Rather did not show any favoritism toward civil rights leaders, especially Jesse Jackson.

During the 1993 Democratic National Convention, Rather said: “There have always been two Jesse Jacksons. There’s Jesse the radical, who preaches rage and black separatism. That Jesse Jackson has always angered whites. And there’s Jesse the self-promoter, who preaches desegregation and compromise.”

Jesse Jackson, a Black separatist? That wasn’t true in 1993 or in 2003 or at any other time.

By contrast, Rather provided fawning coverage of Ronald Reagan’s death. On June 5, 2004, he said on CBS Evening News that Reagan “was the great communicator, yes. But he was also a master at communicating greatness. He understood that, as he once put it, ‘History is a ribbon always unfurling,’ and managed to convey his vision in terms of both simple and poetic. And so he was able to act as a conduit to connect us to who we had been and who we could be.”

Reagan’s White House image makers couldn’t have been more effusive in their praise.

The retiring CBS anchor created what has become known as Ratherisms, such as: “In Southern states they beat him like a rented mule.” And, “If a frog had side pockets, he’d carry a handgun.” Beneath such cornball is a biased journalist, a self-admitted bias tilted in favor of those in power, not progressive ideas or movements.

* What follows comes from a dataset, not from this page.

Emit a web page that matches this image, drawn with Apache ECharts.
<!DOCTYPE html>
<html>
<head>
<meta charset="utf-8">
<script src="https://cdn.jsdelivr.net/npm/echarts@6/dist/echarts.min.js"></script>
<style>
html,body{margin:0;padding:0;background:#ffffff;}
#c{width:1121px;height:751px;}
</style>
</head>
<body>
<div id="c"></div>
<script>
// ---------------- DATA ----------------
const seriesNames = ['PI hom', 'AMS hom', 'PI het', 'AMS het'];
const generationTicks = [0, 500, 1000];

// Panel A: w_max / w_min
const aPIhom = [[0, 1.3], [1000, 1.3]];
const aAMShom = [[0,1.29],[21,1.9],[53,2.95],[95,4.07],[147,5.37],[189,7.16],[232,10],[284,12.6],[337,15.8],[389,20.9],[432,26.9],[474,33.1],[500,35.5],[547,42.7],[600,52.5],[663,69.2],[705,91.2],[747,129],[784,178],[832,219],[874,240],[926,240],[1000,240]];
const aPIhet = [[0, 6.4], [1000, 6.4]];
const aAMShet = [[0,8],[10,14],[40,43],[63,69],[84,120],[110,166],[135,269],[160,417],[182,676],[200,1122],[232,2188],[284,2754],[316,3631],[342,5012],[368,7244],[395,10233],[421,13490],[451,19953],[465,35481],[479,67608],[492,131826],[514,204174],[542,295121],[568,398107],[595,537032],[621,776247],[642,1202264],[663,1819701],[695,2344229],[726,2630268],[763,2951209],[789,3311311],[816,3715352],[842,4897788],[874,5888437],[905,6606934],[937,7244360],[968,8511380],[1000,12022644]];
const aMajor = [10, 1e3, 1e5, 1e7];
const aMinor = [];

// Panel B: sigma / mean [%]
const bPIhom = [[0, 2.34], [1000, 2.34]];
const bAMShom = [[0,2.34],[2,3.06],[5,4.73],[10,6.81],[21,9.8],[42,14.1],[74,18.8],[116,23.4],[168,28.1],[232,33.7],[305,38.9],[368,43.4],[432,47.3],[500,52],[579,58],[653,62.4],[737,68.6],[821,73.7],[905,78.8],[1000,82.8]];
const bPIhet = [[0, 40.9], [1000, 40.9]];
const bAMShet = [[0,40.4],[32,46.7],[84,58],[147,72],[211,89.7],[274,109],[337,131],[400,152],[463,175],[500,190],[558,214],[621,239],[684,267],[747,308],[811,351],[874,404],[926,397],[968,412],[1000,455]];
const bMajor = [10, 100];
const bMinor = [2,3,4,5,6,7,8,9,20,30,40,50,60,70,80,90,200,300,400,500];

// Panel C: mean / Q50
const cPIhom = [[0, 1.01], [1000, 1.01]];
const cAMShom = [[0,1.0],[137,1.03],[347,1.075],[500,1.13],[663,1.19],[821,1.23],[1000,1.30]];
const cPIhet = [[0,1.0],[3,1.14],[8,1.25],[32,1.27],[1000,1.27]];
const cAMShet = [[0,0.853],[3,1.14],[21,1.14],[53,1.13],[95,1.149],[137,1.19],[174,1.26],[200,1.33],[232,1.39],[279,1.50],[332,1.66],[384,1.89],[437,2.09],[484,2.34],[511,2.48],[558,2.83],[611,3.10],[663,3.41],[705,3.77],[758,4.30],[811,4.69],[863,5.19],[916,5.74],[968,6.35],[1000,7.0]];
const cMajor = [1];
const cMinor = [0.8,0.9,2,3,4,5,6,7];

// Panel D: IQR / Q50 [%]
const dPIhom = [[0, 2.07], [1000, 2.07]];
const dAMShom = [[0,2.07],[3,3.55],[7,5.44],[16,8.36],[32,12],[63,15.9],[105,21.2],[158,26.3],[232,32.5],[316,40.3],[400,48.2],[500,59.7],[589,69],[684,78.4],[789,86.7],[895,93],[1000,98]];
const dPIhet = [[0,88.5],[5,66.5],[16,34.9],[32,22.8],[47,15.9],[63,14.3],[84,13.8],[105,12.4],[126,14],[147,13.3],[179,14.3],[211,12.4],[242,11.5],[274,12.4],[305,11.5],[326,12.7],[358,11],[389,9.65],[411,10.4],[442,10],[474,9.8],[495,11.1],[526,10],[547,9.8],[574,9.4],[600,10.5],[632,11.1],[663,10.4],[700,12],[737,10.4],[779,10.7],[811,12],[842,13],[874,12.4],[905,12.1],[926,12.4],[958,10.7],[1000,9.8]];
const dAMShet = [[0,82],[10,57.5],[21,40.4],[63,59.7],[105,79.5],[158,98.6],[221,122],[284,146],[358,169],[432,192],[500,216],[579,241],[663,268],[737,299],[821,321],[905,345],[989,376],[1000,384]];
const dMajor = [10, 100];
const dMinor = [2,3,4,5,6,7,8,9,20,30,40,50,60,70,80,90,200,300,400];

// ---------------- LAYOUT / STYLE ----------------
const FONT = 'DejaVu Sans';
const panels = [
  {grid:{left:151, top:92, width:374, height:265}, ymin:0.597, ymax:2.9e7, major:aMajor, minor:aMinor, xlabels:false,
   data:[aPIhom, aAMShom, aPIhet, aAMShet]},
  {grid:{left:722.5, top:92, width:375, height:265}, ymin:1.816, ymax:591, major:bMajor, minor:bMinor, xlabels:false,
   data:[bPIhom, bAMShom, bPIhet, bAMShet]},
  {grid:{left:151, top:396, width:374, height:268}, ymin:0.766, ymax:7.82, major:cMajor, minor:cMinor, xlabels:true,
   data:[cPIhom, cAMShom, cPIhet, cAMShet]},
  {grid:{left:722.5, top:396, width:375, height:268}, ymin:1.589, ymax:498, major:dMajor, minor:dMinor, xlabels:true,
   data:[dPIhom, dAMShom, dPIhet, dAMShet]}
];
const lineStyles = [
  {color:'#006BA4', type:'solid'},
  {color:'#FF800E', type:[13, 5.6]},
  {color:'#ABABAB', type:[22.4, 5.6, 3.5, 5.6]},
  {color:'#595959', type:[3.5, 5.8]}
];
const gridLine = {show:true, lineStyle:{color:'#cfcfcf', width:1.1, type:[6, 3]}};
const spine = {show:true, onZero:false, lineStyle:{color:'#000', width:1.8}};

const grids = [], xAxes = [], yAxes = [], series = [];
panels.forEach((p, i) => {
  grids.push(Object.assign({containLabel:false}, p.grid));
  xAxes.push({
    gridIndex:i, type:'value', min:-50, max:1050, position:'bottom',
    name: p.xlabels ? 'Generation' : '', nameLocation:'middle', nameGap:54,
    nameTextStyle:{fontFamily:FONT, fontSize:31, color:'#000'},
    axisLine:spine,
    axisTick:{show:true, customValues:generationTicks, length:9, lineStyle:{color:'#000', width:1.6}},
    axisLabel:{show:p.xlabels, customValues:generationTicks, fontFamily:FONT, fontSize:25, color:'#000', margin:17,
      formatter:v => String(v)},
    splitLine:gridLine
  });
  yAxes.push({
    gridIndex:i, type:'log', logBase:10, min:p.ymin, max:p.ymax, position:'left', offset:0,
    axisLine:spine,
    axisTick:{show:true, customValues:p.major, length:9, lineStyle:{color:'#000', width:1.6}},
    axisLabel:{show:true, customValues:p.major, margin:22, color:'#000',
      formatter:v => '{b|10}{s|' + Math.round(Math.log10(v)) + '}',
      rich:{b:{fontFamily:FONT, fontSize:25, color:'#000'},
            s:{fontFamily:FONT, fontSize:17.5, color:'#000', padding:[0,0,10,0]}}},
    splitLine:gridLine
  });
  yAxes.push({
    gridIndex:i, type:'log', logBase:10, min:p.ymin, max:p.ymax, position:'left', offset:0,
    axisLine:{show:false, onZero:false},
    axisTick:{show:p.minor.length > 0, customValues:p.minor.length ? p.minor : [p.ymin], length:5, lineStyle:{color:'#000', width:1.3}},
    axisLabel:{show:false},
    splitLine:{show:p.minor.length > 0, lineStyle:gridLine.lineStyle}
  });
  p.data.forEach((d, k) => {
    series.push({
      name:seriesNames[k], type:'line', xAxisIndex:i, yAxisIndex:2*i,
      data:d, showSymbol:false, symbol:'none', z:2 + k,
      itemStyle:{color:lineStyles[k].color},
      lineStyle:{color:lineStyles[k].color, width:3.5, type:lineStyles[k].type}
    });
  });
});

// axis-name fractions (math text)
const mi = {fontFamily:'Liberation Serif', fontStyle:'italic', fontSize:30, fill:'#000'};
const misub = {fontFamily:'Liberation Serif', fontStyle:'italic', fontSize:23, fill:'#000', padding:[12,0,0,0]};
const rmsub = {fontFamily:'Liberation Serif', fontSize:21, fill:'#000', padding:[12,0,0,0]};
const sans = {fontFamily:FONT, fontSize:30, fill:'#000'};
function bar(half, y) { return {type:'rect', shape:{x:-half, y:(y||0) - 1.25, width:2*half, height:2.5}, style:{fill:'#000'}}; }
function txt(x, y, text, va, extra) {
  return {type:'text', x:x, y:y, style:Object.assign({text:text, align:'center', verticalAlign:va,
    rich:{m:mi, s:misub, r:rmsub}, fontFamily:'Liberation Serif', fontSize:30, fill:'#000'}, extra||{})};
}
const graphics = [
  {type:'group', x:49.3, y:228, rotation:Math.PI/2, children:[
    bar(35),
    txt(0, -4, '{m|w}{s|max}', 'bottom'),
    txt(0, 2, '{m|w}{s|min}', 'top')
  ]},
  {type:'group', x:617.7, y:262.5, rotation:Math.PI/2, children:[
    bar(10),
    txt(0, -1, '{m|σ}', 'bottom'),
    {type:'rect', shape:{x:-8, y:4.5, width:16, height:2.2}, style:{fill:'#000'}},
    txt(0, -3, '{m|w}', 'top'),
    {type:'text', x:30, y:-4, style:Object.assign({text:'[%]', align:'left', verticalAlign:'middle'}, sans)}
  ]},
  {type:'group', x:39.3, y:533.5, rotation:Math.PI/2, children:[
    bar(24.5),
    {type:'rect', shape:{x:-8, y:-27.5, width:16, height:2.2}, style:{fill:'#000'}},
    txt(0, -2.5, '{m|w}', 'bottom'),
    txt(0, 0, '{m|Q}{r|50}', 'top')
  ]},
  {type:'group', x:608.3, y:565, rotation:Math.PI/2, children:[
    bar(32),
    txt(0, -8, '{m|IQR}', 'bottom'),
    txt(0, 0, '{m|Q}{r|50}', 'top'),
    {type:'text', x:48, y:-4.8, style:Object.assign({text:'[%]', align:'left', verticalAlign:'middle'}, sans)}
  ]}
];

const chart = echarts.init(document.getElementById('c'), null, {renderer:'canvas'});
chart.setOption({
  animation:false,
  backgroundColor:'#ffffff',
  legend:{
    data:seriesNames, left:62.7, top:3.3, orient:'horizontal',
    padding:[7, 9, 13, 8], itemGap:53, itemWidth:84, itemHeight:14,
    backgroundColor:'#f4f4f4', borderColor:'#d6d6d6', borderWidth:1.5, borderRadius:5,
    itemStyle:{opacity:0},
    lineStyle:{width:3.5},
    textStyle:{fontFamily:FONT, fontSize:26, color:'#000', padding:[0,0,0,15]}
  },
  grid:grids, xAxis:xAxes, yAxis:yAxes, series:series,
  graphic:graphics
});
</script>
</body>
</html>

In an appearance on CBS’s “Late Show with David Letterman” [9/17/01], Rather, who retired a year early because he used fake documents about President Bush’s service in the National Guard, said: “George Bush is president. He makes the decisions, and, you know, it’s just one American, wherever he wants me to line up, just tell me where. And he’ll make the call.”

Equally troubling was a speech he gave at Harvard University last July 25. Rather said, “Look, when a president of the United States, any president, Republican or Democrat, says these are the facts, there is a heavy prejudice, including my own, to give him the benefit of any doubt, and for that I do not apologize.”

Anyone who called Dan Rather a liberal owes all of us an apology.